I have had and still have long and endless (and every time, pointless) debates about many topics (including evolution, conspiracy theories, politics in my country), now I realise the debate between those who foolishly think mankind cannot influence the planet and the climate and those who actually understand what mankind does to the world, is one of those topics. No matter what you say, it is like a religion, no side will change viewpoints unless unquestionable proofs are discovered, and it is unlikely to happen..
It is strange how developed world people want to comfort themselves that mankind is not that huge problem for the planet as it seems to be.
The proof is in the eating of the pudding. CO2 rises, temperature lowers, climate quiets down. Evidently your professors claim to know things they don't.
Reality is a bitch.
Except it doesn't work that way. Since the end of the last ice age, CO2 has risen from about 200 ppm to about 400 ppm, and temperatures have risen about 4 degrees celcius.
I again stress that NOONE has the slightest idea without human interference what should be happening. Maybe our ass would be freezing without the industrial era and the ones beyond, or maybe not. We all know there are fluctuations, BUT assuming everything is okay just because the temperature is not constantly rising.. Despite the fact that after 2000 the years were the hottest measured...
And the main question of this thread is not just the effect of CO2.. We are releasing other greenhouse gases as well.
Anyway I don't know what's everyone's problem is.
http://en.wikipedia.org/wiki/Instrumental_temperature_record#Warmest_years
http://en.wikipedia.org/wiki/Instrumental_temperature_record#Other_reports_and_assessments
If you check the hottest years they are grouped near 2000 and after it.. And if you check the trendline, well.. It shows that the temperature is rising in the world.. True, there seems to be a small decline near 2000, but.. I think the interval of 10 years and 100+ years cannot even be compared to each other, it's like judging about the ice age and only looking at the data of some decades from the interglacial eras.
A small decrease after 2000 and everyone loses their mind, global warming that has a strong trendline since we can measure it, and noone seems to care about it. (Check the beginning of the pager and that nice graph.)
They don't believe that because they think the temperature measurements are faked (because of the corrections for known biases).
According to deniers, CO2 plays no role, because there are other processes that also change temperature.
Perhaps they should look at the prehistoric data, those represent changes between greenhouse conditions and back, and those cannot be faked and those have no human influence (unless you believe that mankind walked with dinosaurs haha).
It would be best to learn from those data, instead of waiting till the temperature rise becomes high enough to dominate the other processes - because by that time we risk that it's too late to prevent feedback events, extensive melting of icesheets, significant climate shifts which disrupt agriculture.
We already risk feedback events.. Noone knows when will the buried methane deposits come online and cause another glacial.
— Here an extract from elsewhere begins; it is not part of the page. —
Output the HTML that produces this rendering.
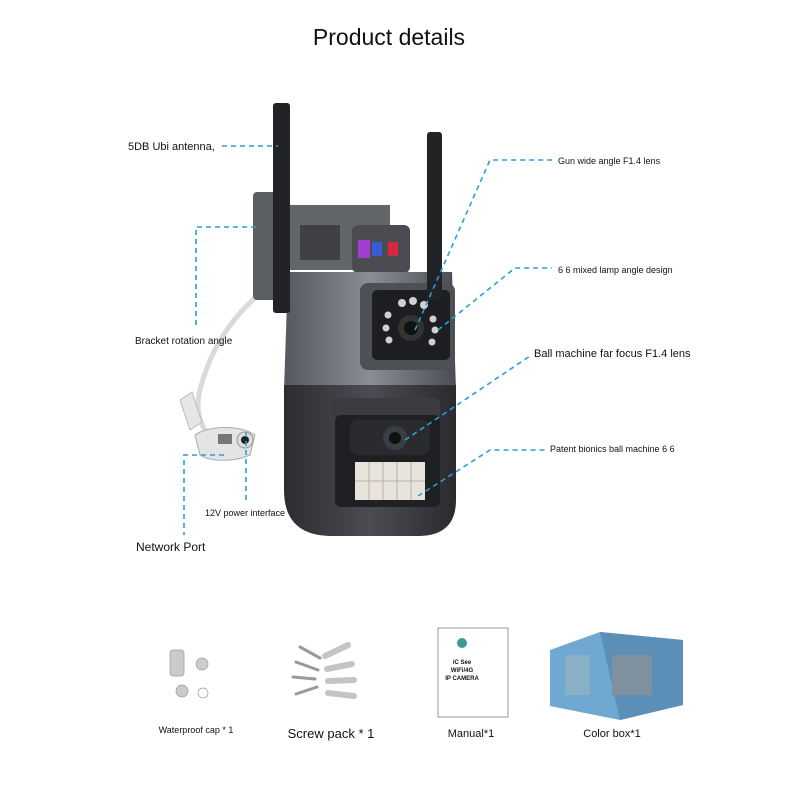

Or when will the oceanic conveyor belts collapse. Or what is the actual reason for a glacial to start.. I guess we don't really want to find out.
OK, but what the f*ck would be the reason for that? It is pure nonsense, and against the favor of big oil and coal companies and mines.. Wouldn't it be more logical to say CO2 has no effect at all? Like Petrossa and friends say. It is strange. And how do they explain the increasing rate of extreme weather anomalies? And don't say the measurements are faked all over the world because I will just laugh at that.
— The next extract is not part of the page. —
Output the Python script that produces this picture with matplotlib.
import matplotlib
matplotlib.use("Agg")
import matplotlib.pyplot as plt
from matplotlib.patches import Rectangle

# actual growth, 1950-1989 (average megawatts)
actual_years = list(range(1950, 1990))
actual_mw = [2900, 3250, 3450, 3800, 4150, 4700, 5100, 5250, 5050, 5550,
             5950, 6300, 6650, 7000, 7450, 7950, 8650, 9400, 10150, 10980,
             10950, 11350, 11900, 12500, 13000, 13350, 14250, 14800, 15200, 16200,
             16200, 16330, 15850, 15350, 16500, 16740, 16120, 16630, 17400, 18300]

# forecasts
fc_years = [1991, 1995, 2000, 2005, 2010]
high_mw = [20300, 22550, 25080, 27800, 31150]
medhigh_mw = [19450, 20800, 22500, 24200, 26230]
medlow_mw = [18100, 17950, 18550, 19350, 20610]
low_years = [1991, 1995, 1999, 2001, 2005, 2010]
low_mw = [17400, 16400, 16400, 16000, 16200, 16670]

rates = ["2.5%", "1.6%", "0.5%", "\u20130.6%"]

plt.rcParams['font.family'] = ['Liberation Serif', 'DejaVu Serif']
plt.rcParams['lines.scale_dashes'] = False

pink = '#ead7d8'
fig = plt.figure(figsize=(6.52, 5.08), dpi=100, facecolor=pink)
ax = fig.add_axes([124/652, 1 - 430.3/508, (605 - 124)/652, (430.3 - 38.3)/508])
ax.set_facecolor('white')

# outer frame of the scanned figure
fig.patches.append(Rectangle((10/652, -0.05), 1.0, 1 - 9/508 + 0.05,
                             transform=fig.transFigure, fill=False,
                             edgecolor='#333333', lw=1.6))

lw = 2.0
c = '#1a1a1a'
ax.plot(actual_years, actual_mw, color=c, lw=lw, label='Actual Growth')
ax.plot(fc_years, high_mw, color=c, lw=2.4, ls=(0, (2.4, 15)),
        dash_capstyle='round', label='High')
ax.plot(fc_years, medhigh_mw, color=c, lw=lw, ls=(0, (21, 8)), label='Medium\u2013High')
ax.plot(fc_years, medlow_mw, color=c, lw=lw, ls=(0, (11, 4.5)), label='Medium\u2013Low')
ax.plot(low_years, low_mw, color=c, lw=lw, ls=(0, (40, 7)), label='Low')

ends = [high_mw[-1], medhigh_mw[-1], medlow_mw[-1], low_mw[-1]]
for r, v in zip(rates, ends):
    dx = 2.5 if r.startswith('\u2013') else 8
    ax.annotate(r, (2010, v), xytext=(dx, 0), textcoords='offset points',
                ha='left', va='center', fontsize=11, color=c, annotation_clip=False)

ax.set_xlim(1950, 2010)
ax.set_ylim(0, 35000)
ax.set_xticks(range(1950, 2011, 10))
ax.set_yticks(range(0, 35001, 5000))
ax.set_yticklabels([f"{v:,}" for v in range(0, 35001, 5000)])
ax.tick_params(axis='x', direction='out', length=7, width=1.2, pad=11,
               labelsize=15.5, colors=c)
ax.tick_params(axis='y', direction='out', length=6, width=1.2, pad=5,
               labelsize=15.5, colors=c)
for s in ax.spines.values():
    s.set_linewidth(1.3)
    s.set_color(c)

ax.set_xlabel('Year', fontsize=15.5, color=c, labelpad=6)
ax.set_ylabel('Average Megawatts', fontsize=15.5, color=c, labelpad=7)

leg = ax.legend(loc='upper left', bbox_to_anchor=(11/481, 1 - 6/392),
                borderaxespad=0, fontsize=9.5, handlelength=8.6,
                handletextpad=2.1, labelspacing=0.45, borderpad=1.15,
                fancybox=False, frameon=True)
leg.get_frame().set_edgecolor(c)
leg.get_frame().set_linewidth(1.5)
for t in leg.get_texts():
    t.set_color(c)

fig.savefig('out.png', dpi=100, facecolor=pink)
Well... that's exactly what they claim.
A glacial? They'll enhance the greenhouse effect, they won't cause a new ice age...
That's a regional effect, not a global effect. It won't cause another ice age, global temperatures are too high for that.
But I just don't get the deniers. How can someone deny so much paleo-data?
How can someone deny de CO2 warming effect? It's the only long-lived factor that we know of that can influence climate in the long run, and there's so much evidence for a high correlation of CO2 and temperatures...
So if there were periods of high CO2 in the ancient past, and they were associated with high temperatures (the higher the CO2, the higher the temperature) then how can you ignore this ?
And how can you ignore ancient situations where the level of CO2 and the temperatures were so high, that half the planet was uninhabitable? Really, how can you deny that such a thing happened?
Oh, here's another alarm about the methane in the Arctic:
http://m.livescience.com/41476-more-arctic-seafloor-methane-found.html
Interesting... apparently as much as 50 billion tonnes of CH4 could be released. Its effects won't be long-lived of course, but it'll get converted to CO2, about 150 billion tonnes of it... or about 5 years of human production.
I think I agree with the skeptics here, I doubt that methane forms a "bomb" - it takes a while to melt a hundred meter deep layer of sediment, that just doesn't happen overnight. If it takes say a century, then the effect of CH4 will be hardly noticeable. Only the longer-term effect of CO2 will be present for a long time, it will shorten the timescale for us to find a solution for the warming problem with several years.
And noone knows what global temperature will break the current balance of the system, and when will a new glacial start. Warming has the side effect of an ice age.
Some scientists say this was the cause of the Ice ages, that these warm currents stopped working.. And I really don't think half Europe wants to live in a place where average temperatures are lower by 5-10°C than the normal ones.. And with more extreme climate conditions (no more oceanic climate and ice-free ports around Scandinavia..).
Yes, some scientists say that, but there are always people like that, they are just being stubborn.
If you look at Canada and Siberia, far away from the Gulf Stream, you see warming and melting of permafrost. There is just no way that ice sheets can start growing there, or anywhere on the planet under these conditions.
Without the Gulf stream, temperatures will be a little bit colder in Europe. It's not like there's a cold Gulf Stream all of a sudden that will cool Europe down.
I'm not an expert on this btw. Maybe you could point me to an article on the climate effect of the Gulf Stream? It's especially important for the Netherlands, because it makes the winters mild...
I love arguing with people that can't fucking read...
So long Turchany, someone else can bother.